A former vice president of California chipmaker Atheros Communications was sentenced Monday to 18 months in prison for his role in what authorities have called the biggest hedge fund insider trading case in history.
U.S. District Judge Richard J. Holwell announced the sentence after Ali Hariri declined to say anything on his own behalf. The sentence was less than the two-year term recommended by federal sentencing guidelines.
Still, Holwell said a prison term was necessary, citing "the risk to a fair marketplace of this type of behavior."
The judge added: "The harm is a harm to the system."
In September, former IBM executive Robert Moffat was sentenced to six months in jail for his role in the scandal. He was scheduled to begin the sentence this month.
Moffat, once thought to be a leading candidate to become chief executive officer at IBM (NYSE: IBM), pleaded guilty to providing information in a hedge fund insider trading scheme.
A former Triangle resident, Moffat was an advisor to the board of directors at Lenovo, which bought IBM’s PC division in 2005, until the scandal broke. Moffat led the PC group before it was sold.

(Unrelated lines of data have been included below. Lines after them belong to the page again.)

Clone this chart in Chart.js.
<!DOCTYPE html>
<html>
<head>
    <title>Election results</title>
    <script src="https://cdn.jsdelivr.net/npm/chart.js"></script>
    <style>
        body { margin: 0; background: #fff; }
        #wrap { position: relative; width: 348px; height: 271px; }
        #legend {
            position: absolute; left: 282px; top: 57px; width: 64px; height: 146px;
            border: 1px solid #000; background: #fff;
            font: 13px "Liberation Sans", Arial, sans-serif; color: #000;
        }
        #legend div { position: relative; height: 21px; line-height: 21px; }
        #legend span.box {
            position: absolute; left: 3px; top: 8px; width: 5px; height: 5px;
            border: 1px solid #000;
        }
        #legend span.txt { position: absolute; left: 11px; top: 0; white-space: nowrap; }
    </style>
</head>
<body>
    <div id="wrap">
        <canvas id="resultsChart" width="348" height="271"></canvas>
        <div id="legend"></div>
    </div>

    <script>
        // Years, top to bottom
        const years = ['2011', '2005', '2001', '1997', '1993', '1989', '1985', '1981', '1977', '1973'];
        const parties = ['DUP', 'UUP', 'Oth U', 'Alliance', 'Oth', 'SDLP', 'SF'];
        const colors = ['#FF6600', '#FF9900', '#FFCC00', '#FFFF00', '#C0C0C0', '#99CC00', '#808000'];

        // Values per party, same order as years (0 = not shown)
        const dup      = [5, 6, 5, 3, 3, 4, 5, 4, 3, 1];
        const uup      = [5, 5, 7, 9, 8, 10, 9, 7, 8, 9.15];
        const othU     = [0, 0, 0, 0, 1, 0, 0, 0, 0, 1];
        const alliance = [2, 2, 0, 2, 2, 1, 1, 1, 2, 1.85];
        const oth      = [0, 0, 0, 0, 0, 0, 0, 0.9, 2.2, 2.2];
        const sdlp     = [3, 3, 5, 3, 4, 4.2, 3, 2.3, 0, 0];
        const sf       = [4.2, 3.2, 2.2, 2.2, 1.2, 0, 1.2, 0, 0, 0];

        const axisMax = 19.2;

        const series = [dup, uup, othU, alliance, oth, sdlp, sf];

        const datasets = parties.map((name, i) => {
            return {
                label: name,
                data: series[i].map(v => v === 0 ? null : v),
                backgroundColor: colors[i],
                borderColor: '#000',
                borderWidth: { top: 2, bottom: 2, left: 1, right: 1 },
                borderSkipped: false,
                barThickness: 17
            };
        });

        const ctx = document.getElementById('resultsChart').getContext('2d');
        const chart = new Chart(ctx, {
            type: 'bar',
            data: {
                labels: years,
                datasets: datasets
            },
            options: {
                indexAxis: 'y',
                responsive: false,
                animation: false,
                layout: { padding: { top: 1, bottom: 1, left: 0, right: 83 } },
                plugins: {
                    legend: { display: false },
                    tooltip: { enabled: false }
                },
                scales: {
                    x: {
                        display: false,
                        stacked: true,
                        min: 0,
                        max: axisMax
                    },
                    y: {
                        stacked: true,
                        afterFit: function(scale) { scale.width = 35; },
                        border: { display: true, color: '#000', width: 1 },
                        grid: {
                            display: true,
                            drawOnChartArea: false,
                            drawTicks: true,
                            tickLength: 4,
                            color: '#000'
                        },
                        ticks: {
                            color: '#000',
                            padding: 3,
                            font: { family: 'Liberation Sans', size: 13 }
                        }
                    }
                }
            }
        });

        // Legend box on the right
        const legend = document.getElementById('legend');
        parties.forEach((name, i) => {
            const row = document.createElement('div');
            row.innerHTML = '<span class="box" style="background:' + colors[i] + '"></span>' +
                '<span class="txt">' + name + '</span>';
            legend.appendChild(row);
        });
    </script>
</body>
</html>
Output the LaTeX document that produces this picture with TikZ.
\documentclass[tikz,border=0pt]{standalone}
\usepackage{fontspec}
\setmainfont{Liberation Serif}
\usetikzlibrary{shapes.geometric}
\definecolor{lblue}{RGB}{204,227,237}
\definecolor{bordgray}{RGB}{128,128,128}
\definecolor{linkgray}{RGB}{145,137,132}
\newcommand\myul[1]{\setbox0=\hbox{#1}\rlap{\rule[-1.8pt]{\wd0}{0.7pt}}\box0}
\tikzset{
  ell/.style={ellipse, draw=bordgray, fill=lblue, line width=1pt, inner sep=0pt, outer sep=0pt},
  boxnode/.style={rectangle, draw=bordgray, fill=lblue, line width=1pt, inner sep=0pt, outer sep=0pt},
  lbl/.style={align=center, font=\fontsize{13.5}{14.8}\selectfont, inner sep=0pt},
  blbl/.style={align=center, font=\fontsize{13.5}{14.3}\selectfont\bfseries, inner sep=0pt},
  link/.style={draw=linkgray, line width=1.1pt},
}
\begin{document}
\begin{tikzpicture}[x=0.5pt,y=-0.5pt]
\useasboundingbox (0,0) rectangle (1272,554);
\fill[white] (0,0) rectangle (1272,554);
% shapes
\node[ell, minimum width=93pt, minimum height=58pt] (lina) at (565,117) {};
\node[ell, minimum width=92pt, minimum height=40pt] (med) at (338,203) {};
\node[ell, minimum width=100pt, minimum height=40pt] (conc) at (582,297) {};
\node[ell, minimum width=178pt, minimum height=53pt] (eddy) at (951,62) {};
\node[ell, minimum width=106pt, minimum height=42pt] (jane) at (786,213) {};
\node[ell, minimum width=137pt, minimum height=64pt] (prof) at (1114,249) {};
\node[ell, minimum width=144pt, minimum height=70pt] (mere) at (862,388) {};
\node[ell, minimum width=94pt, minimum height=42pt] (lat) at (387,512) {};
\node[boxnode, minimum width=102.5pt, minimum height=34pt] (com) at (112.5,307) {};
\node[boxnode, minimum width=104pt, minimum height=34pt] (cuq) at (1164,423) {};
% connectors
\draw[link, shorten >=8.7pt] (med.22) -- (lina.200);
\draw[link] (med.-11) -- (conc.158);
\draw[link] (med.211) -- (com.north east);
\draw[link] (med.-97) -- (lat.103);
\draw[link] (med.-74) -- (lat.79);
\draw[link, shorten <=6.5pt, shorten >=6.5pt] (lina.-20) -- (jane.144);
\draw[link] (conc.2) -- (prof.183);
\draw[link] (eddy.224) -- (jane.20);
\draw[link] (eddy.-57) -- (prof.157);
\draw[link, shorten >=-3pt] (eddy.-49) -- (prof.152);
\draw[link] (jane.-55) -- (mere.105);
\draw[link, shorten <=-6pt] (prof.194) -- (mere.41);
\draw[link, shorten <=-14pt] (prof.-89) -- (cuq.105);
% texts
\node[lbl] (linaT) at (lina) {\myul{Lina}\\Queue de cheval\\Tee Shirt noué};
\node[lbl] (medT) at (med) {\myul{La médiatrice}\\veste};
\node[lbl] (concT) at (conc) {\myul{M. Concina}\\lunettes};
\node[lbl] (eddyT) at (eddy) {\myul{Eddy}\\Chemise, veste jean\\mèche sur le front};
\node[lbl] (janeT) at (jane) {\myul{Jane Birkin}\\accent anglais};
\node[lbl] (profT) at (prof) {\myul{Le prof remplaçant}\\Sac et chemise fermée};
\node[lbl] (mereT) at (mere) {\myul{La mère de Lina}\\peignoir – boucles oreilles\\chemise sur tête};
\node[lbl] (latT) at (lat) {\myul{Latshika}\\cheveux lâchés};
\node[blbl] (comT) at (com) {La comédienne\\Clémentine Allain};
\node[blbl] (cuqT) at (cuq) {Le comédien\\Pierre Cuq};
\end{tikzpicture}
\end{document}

Moffat said he gave information to Danielle Chiesi, who still faces trial in what has been labeled the largest hedge fund insider trading case to date.
Hariri, 39, pleaded guilty in March to securities fraud and conspiracy to commit securities fraud. He was among 21 people arrested in the case a year ago. Already, a dozen people have pleaded guilty to charges.

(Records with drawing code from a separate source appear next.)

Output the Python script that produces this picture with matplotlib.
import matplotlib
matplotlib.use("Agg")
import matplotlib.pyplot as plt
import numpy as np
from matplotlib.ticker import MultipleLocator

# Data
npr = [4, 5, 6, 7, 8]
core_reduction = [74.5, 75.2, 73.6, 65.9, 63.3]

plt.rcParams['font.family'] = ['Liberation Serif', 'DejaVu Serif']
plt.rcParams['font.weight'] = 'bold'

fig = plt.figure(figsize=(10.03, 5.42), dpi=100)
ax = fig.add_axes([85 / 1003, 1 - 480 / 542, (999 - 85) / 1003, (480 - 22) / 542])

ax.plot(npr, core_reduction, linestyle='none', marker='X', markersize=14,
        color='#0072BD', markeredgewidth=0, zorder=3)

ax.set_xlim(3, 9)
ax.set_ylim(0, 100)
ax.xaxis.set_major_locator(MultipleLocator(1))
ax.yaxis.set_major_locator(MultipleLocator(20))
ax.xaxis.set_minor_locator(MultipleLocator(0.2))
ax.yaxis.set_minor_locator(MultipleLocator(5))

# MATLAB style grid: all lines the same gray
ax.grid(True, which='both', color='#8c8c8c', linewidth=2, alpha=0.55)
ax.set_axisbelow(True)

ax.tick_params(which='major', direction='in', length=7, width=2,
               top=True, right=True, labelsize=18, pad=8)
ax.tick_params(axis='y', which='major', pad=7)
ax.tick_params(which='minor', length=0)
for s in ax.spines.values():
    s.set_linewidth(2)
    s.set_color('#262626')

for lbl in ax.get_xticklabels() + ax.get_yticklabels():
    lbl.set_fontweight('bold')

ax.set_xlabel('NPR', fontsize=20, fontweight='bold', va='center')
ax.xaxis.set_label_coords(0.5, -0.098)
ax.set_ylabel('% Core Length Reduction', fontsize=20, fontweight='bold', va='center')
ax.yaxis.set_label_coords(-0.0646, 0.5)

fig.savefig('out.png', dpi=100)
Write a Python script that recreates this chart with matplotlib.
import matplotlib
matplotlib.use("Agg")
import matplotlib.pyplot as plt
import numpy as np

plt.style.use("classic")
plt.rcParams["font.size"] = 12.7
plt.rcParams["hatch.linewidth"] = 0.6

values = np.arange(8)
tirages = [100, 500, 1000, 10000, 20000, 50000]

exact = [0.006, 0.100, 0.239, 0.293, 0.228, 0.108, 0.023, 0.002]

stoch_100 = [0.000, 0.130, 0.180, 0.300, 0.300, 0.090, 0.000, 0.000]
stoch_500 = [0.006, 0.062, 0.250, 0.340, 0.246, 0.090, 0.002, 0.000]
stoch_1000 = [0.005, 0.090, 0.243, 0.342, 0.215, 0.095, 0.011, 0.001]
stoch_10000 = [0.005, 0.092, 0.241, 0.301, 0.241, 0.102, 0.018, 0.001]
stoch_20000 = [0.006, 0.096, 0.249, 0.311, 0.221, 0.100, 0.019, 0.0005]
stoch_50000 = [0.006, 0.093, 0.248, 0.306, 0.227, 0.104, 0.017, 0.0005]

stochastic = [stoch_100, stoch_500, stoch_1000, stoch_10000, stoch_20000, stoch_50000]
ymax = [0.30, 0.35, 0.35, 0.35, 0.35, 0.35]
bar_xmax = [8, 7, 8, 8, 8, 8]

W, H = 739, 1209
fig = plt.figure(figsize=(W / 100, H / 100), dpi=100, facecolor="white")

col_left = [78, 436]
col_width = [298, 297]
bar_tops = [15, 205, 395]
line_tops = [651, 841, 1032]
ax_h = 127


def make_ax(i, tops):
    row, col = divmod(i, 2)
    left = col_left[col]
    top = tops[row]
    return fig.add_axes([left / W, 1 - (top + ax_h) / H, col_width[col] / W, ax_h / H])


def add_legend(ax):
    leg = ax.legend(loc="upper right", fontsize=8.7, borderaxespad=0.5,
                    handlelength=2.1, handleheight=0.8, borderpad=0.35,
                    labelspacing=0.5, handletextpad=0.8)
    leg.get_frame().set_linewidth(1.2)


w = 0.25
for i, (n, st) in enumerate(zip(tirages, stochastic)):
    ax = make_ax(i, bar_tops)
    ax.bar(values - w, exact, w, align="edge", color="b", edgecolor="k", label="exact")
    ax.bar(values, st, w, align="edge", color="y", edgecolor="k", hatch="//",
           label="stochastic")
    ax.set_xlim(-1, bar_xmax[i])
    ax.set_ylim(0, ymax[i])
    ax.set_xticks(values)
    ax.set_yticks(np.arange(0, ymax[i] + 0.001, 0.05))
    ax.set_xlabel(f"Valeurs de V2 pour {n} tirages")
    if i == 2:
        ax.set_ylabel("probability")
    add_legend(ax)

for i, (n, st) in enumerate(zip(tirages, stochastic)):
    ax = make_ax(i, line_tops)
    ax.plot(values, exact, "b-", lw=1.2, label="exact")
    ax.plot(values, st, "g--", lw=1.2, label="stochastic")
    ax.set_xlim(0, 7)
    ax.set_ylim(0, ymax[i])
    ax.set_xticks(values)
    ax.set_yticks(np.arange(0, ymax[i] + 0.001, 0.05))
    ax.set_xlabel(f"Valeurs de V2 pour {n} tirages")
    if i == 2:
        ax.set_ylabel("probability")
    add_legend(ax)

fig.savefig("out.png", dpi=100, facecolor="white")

The San Francisco resident admitted feeding inside information about the wireless communications company where he worked to a friend employed at a hedge fund.
When the charges were announced a year ago, prosecutors staged a news conference, saying they had used wiretaps extensively to record the defendants sharing tips that enabled them to make more than $50 million in profits.
Central to the scheme was Raj Rajaratnam, the founder of the Galleon Group and one of America’s richest men, prosecutors said.
Rajaratnam, who is free on $100 million bail while he awaits trial, has contested the charges, saying through lawyers that he only received information about companies that was already public and based any trades on publicly available information.
In court papers, lawyers for Hariri wrote that Hariri had provided inside information about Atheros to a longtime friend and trusted mentor who without Hariri’s knowledge used it to place trades for his hedge fund.
"Although Mr. Hariri did not profit directly from these trades, he has suffered irreparable harm to his reputation, and he will never again work as an executive in a technology firm," the lawyers wrote as they asked that Hariri spend less than two years in prison.
The lawyers noted Hariri’s success after his family left Tehran, Iran, with only $1,200 after Iraq invaded Iran in 1980.
Hariri eventually moved to Connecticut, where he earned bachelor’s and master’s degrees in electrical engineering from the University of Connecticut.
Hariri said in a letter to the court that he was "truly sorry for what I did and I will regret it for the rest of my life."